The story was exciting, and filled with twists and turns. The villains were particularly well-done, three-dimensional, and that’s a hard trick for a writer. I was worried for a while that the Cuban Communists looked too romantic, but the author fixed that. I was troubled by the hero’s use of cocaine, even if it diminished as he grew in character. But sequels are promised; perhaps that’s a victory reserved for a future story.

All in all, I recommend The Treasure of Tundavala Gap. A very impressive and exciting first novel.

‘The Hero at the End of His Rope,’ by Jason P. Hunt

I don’t generally read space opera, but I picked up this book on a whim, out of Sarah Hoyt’s regular book plugs. The Hero at the End of His Rope is actually a novella.

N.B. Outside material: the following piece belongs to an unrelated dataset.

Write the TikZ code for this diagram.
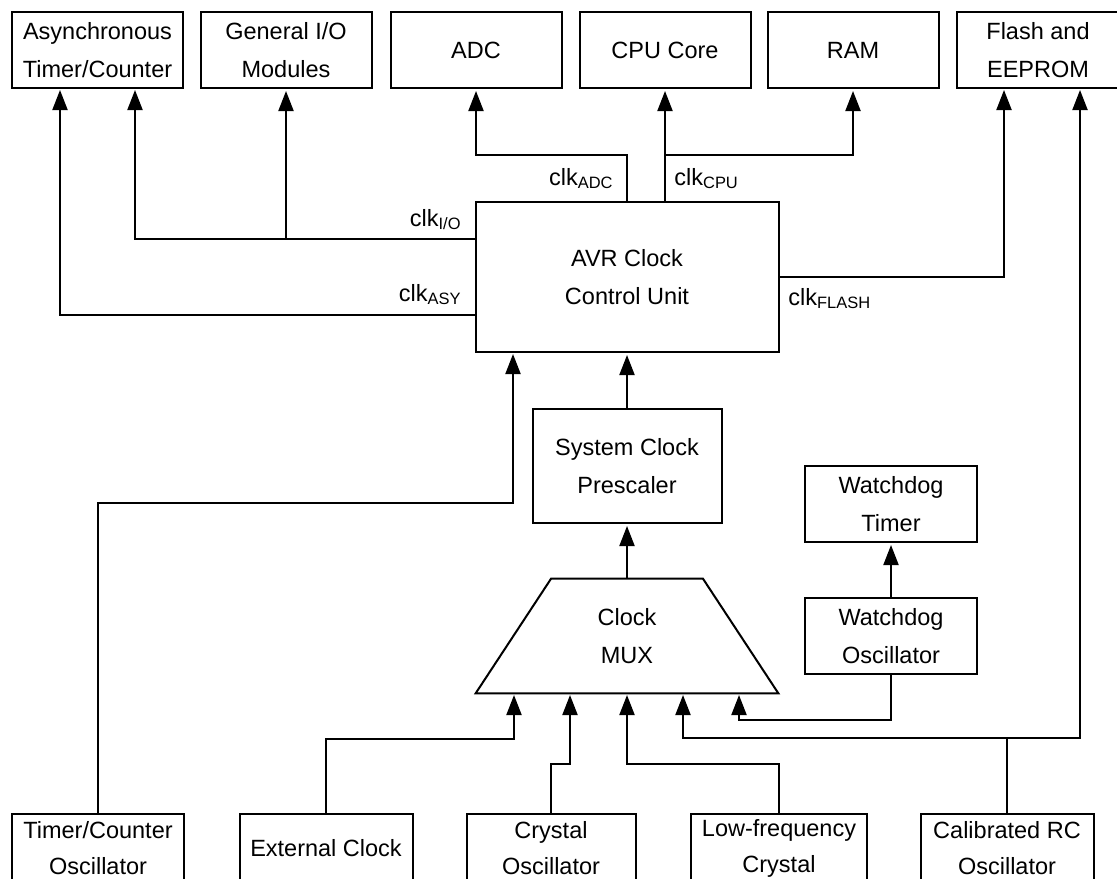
\documentclass[tikz,border=0pt]{standalone}
\usepackage{fontspec}
\setmainfont{Liberation Sans}
\usetikzlibrary{arrows.meta}
\newcommand{\diagfont}{\fontsize{11.75pt}{19pt}\selectfont}
\newcommand{\srcfont}{\fontsize{11.75pt}{18pt}\selectfont}
\begin{document}
\begin{tikzpicture}[x=0.5pt,y=-0.5pt,
  box/.style={draw,line width=1pt,inner sep=0pt,align=center,font=\diagfont},
  topbox/.style={box,minimum width=85.5pt,minimum height=38pt},
  srcbox/.style={box,minimum height=34pt,font=\srcfont},
  wire/.style={line width=1pt},
  arr/.style={wire,-{Triangle[length=10pt,width=7.5pt]},shorten >=1pt},
  lbl/.style={inner sep=0pt,font=\diagfont}]
\useasboundingbox (0,0) rectangle (1117,878);
\clip (0,0) rectangle (1117,878);

% clocked modules along the top
\node[topbox] (async) at (97.5,50) {Asynchronous\\Timer/Counter};
\node[topbox] (gio)   at (286,50)  {General I/O\\Modules};
\node[topbox] (adc)   at (476,50)  {ADC};
\node[topbox] (cpu)   at (665,50)  {CPU Core};
\node[topbox] (ram)   at (853,50)  {RAM};
\node[box,minimum width=81pt,minimum height=38pt] (flash) at (1038,50) {Flash and\\EEPROM};

% clock control, prescaler and watchdog
\node[box,minimum width=151.5pt,minimum height=75pt] (avr) at (627,277) {AVR Clock\\Control Unit};
\node[box,minimum width=94.5pt,minimum height=57pt] (pre) at (627,466) {System Clock\\Prescaler};
\node[box,minimum width=86pt,minimum height=38pt] (wdt) at (891,504) {Watchdog\\Timer};
\node[box,minimum width=86pt,minimum height=38pt] (wdo) at (891,636) {Watchdog\\Oscillator};

% clock multiplexer (trapezium)
\node[inner sep=0pt,minimum width=151pt,minimum height=57pt,align=center,font=\diagfont] (mux) at (627,636) {Clock\\MUX};
\draw[wire,line join=miter] (mux.south west) -- ([xshift=37.75pt]mux.north west)
  -- ([xshift=-37.75pt]mux.north east) -- (mux.south east) -- cycle;

% clock sources along the bottom (boxes run past the lower edge)
\node[srcbox,minimum width=86pt]   (tco)  at (98,848)    {Timer/Counter\\Oscillator};
\node[srcbox,minimum width=86.5pt] (ext)  at (326,848)   {External Clock};
\node[srcbox,minimum width=84.5pt] (xtal) at (551,848)   {Crystal\\Oscillator};
\node[srcbox,minimum width=88pt]   (lfx)  at (779,848)   {Low-frequency\\Crystal};
\node[srcbox,minimum width=86.5pt] (rc)   at (1007,848)  {Calibrated RC\\Oscillator};

% connection points
\coordinate (as1) at (60,88);
\coordinate (as2) at (135,88);
\coordinate (fl1) at (1004,88);
\coordinate (fl2) at (1080,88);
\coordinate (aADC) at (627,202);
\coordinate (aCPU) at (665,202);
\coordinate (adcbr) at (627,155);
\coordinate (cpubr) at (665,155);
\coordinate (aIO) at (475.5,239);
\coordinate (aASY) at (475.5,315);
\coordinate (aTC) at (513,352);
\coordinate (tcbend) at (513,503);
\coordinate (in1) at (514,693);
\coordinate (in2) at (570,693);
\coordinate (in3) at (627,693);
\coordinate (in4) at (683,693);
\coordinate (in5) at (739,693);
\coordinate (b1) at (514,739);
\coordinate (b2) at (570,764);
\coordinate (b3) at (627,764);
\coordinate (b4) at (683,738);
\coordinate (b5) at (739,720);
\coordinate (b6) at (1080,738);

% clock distribution
\draw[arr] (aADC) -- (adcbr) -| (adc.south);
\draw[arr] (aCPU) -- (cpu.south);
\draw[arr] (cpubr) -| (ram.south);
\draw[arr] (aIO) -| (as2);
\draw[arr] (gio.south |- aIO) -- (gio.south);
\draw[arr] (aASY) -| (as1);
\draw[arr] (avr.east) -| (fl1);

% clock generation chain
\draw[arr] (pre.north) -- (pre.north |- avr.south);
\draw[arr] (mux.north) -- (pre.south);
\draw[arr] (wdo.north) -- (wdt.south);
\draw[arr] (tco.north) |- (tcbend) -- (aTC);
\draw[arr] (ext.north) |- (b1) -- (in1);
\draw[arr] (xtal.north) |- (b2) -- (in2);
\draw[arr] (lfx.north) |- (b3) -- (in3);
\draw[arr] (rc.north) |- (b4) -- (in4);
\draw[arr] (rc.north |- b6) -- (b6) -- (fl2);
\draw[arr] (wdo.south) |- (b5) -- (in5);

% clock signal names
\node[lbl,anchor=base east] (lADC) at (614,185) {clk\textsubscript{ADC}};
\node[lbl,anchor=base west] (lCPU) at (674,185) {clk\textsubscript{CPU}};
\node[lbl,anchor=base east] (lIO) at (462,226) {clk\textsubscript{I/O}};
\node[lbl,anchor=base east] (lASY) at (462,301) {clk\textsubscript{ASY}};
\node[lbl,anchor=base west] (lFL) at (788,305) {clk\textsubscript{FLASH}};
\end{tikzpicture}
\end{document}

Author Jason P. Hunt wrote it, he explains in his Introduction, according to a plan to make each chapter precisely 800 words long.

Richard Thorpe is our hero, a sort of a Han Solo character. As the story opens, we learn that he’s wanted by the authorities. Apparently he has blown up a planet. The reasons for this extreme action are revealed gradually as the story goes on, as are his motives for wanting revenge against a powerful space gangster, his former employer.

As he flees in his spacecraft, he is assisted by an alien friend and his redheaded girlfriend, who proves to have a secret of her own. One feels the influences of Star Wars and Star Trek in the faster-than-light speed chases and the banter among the characters here.

The Hero at the End of His Rope is light entertainment, and succeeds at that purpose. I personally was not happy with the format – each chapter precisely the same length. Such strictures prevent an author making the best use of his words – I have often quoted Lincoln, who said that a man’s legs should be long enough to reach the ground. Likewise, a chapter ought to be precisely long enough to do its narrative job, no more nor less.

But overall my response is favorable. Worth the price.